Overtime continues with the impassioned “Ario,” a rearranged tune that originally appeared on the quintet’s Point of View album, and Robin Eubanks’ composition “Mental Images,” which features a series of terrific horn exchanges above a stimulating rhythm. The CD closes with the rowdy “Last-Minute Man,” a number tinged by funky grooves reminiscent of Missy Elliott, Busta Rhymes and Snoop Dogg. “I listen to them and feel they’re doing a lot of creative work,” says Holland. “I’m not totally influenced by them, but there is something in the groove of this piece that reminds me of them.”

As for starting his own Dare2 imprint, Holland says it’s been in the back of his mind for several years.
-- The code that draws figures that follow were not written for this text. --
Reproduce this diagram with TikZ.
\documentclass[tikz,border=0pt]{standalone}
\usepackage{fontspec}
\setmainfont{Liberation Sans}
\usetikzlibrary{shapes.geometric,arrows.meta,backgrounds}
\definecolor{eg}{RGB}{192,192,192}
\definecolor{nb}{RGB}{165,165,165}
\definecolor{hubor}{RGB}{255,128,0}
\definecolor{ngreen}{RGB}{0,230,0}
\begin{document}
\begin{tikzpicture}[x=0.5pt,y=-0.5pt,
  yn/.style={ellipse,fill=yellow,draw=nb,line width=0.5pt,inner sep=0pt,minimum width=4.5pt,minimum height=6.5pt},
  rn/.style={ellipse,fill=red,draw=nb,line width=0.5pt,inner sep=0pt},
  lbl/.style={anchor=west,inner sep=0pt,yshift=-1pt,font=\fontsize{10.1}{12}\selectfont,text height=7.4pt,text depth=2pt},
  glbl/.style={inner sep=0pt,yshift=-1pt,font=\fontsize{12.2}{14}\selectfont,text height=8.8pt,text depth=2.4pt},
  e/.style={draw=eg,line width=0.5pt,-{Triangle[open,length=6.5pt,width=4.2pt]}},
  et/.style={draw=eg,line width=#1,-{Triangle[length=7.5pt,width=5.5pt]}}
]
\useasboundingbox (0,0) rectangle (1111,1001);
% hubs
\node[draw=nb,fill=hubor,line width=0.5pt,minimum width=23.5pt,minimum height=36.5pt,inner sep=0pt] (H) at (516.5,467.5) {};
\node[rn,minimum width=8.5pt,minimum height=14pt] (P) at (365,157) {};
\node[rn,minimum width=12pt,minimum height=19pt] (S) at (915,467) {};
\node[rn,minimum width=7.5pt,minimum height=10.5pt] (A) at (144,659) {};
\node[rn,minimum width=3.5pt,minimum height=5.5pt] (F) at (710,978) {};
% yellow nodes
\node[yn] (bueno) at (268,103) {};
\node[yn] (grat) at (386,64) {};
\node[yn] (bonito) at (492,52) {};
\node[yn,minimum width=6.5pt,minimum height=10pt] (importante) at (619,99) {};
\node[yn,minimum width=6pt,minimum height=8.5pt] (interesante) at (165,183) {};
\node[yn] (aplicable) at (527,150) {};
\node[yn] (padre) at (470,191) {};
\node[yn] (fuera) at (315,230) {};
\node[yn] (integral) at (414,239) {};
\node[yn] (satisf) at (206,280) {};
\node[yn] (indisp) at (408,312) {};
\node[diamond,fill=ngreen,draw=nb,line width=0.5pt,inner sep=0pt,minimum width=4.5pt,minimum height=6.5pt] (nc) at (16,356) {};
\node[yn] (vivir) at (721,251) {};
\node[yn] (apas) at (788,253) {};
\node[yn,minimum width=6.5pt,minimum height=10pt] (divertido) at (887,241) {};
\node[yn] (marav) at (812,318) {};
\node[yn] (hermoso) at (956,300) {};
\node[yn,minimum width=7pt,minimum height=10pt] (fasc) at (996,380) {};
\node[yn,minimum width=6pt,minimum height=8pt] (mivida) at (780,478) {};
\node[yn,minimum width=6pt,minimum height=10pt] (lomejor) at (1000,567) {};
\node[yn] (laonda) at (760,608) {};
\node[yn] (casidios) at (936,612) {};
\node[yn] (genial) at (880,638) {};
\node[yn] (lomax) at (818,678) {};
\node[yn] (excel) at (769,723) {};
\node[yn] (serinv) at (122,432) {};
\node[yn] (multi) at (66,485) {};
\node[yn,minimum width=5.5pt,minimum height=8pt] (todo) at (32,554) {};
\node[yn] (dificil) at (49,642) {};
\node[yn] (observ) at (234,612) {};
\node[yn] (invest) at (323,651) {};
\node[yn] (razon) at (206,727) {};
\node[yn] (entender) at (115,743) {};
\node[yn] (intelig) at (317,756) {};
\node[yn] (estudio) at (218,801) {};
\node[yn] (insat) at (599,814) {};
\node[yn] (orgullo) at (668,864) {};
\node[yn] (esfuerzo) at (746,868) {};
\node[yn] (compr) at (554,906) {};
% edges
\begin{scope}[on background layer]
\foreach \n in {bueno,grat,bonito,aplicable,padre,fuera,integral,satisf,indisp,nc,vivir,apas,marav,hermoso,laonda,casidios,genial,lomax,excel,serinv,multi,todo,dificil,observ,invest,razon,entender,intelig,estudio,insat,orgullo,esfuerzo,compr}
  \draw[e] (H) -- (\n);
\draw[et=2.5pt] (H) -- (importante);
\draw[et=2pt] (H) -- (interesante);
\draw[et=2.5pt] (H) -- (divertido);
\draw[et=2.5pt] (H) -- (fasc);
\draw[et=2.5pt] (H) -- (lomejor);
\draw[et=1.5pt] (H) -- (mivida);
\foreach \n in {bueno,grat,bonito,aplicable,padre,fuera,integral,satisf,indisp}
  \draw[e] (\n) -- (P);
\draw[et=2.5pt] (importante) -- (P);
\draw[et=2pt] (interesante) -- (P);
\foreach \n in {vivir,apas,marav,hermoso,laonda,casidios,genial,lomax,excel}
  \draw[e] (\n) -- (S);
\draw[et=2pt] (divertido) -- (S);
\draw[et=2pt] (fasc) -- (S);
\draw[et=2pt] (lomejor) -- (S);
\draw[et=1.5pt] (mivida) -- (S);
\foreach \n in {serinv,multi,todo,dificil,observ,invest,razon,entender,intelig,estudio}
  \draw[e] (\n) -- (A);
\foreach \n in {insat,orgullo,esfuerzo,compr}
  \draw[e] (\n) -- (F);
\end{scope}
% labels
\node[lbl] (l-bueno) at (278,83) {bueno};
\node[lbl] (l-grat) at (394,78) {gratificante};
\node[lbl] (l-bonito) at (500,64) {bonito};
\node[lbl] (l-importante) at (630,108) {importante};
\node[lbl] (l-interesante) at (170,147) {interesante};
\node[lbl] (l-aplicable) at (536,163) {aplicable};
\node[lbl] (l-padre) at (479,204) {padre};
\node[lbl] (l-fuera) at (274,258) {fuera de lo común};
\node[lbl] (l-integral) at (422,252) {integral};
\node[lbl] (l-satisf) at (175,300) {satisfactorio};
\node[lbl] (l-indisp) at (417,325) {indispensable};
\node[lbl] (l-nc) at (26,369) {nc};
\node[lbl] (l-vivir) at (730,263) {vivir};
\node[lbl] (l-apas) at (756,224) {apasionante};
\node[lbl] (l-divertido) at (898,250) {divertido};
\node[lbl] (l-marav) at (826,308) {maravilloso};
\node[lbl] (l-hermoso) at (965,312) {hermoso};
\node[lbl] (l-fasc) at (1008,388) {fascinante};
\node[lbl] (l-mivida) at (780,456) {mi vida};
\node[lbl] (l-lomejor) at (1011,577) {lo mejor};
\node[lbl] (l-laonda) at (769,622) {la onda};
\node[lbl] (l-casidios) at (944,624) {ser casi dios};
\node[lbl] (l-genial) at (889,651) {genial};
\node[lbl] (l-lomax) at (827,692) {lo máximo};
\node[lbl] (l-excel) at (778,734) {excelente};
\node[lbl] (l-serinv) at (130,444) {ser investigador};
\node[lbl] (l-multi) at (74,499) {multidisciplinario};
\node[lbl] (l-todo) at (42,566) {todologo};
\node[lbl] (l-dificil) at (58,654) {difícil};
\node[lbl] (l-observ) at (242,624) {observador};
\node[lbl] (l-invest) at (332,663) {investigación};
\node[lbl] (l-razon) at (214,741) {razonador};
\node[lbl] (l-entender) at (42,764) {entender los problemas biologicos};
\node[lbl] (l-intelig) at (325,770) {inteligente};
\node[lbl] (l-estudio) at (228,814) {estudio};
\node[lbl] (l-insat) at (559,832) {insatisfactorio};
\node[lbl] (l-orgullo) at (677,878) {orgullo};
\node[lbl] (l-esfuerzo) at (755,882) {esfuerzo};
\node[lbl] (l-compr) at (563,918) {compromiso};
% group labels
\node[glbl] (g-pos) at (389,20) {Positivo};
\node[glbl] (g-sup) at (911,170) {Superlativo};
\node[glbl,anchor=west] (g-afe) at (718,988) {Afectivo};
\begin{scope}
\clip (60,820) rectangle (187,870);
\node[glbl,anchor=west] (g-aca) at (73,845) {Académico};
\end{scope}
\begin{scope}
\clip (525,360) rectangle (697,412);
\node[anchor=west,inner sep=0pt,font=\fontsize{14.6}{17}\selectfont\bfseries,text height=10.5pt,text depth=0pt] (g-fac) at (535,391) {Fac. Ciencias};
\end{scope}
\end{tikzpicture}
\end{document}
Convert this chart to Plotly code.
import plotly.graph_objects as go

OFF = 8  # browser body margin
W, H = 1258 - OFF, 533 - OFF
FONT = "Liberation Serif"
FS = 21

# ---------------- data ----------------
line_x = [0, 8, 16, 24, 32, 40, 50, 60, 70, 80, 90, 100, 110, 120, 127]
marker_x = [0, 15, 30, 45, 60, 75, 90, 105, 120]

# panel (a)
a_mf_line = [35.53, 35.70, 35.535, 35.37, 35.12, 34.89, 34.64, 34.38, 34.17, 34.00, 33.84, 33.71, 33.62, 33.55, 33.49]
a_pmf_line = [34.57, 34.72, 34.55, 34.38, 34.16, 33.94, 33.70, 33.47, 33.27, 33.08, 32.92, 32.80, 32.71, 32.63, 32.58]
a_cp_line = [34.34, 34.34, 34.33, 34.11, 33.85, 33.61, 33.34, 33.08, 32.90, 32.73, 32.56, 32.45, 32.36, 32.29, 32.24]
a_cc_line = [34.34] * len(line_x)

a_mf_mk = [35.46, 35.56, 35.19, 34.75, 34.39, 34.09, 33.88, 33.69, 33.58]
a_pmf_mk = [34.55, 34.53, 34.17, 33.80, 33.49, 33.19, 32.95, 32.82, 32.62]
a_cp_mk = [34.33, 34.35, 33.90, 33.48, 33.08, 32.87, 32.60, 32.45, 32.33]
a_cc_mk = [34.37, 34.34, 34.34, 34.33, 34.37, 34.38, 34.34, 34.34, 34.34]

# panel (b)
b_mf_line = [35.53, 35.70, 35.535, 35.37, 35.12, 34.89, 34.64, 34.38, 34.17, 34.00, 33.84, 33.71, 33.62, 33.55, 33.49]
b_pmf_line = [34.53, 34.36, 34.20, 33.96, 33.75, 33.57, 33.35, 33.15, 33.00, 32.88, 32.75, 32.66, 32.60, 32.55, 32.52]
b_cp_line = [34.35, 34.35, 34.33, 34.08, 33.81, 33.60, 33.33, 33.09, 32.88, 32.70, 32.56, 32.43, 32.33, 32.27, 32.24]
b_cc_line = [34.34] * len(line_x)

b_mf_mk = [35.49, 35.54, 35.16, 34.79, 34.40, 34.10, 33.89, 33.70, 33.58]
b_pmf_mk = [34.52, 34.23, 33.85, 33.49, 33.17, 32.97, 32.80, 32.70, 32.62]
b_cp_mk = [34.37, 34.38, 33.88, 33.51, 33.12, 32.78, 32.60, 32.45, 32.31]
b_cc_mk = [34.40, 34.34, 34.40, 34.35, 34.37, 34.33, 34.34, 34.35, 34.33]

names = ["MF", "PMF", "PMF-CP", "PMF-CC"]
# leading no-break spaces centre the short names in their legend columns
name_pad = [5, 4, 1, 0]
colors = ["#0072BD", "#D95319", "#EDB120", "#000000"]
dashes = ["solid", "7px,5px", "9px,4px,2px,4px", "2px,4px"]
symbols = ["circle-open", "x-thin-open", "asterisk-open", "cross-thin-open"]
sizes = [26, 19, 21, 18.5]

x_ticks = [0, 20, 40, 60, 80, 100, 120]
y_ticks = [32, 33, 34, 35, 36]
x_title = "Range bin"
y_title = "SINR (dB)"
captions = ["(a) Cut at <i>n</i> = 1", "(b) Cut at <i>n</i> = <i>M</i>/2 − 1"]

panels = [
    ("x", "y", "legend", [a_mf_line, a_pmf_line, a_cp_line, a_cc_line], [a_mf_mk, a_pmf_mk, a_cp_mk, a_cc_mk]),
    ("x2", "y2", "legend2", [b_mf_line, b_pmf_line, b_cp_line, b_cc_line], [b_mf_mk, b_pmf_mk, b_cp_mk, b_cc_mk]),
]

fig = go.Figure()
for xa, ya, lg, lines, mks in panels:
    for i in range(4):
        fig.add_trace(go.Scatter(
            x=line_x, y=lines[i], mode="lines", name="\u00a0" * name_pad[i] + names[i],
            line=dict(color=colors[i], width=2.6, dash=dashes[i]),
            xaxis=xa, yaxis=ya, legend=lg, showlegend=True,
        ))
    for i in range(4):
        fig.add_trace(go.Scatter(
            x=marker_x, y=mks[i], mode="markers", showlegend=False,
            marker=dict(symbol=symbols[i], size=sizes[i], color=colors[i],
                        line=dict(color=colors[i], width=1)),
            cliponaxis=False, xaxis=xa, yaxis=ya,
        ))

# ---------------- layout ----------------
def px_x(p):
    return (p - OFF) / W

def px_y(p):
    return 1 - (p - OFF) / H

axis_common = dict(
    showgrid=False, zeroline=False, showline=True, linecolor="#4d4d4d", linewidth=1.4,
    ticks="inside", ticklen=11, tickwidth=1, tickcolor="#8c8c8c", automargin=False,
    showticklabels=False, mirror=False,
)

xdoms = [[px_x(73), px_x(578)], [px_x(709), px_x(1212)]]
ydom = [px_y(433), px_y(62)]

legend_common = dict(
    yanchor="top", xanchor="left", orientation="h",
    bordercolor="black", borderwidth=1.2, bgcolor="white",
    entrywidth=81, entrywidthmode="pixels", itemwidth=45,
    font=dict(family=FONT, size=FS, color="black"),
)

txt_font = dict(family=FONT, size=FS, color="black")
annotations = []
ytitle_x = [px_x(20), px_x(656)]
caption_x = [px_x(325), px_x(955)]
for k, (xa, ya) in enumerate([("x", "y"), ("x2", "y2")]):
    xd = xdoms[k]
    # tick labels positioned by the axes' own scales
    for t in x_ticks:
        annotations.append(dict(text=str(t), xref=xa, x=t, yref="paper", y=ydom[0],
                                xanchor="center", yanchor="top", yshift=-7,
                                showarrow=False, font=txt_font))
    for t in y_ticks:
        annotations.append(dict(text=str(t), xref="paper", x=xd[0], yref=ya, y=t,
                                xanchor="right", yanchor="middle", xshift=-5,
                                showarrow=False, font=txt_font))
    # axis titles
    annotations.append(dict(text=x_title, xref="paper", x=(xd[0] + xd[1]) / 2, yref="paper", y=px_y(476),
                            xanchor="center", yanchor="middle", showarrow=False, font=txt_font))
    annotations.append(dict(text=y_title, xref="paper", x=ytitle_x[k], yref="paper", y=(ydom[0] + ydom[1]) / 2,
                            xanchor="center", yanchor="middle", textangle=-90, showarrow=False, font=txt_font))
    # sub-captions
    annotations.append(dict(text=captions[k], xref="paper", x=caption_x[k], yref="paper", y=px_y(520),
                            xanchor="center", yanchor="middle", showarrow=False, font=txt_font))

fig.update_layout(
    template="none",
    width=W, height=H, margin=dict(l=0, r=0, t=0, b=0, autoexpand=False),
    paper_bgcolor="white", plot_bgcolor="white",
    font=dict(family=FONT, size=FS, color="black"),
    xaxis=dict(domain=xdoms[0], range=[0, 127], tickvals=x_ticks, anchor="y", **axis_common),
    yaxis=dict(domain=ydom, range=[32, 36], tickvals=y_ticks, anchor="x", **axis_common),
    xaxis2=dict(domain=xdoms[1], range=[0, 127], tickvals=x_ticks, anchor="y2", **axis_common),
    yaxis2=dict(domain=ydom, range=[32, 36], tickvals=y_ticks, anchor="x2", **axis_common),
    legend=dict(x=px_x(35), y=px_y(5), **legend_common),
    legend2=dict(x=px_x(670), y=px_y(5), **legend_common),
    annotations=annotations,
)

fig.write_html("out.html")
With all the support and interest in his music in the last several years, he figured it was time to take the leap of faith and go it on his own. “One of the initial motivations was to be independent, to own my own masters, to have more control over the entire process of releasing an album,” he says. “But in the long term, there’s a lot of promise in making music this way, especially with the changing environment in the recording industry. With the Internet and the new ways of accessing music, such as with mp3s, there’s a new climate that offers independent labels like mine more of a chance of survival.”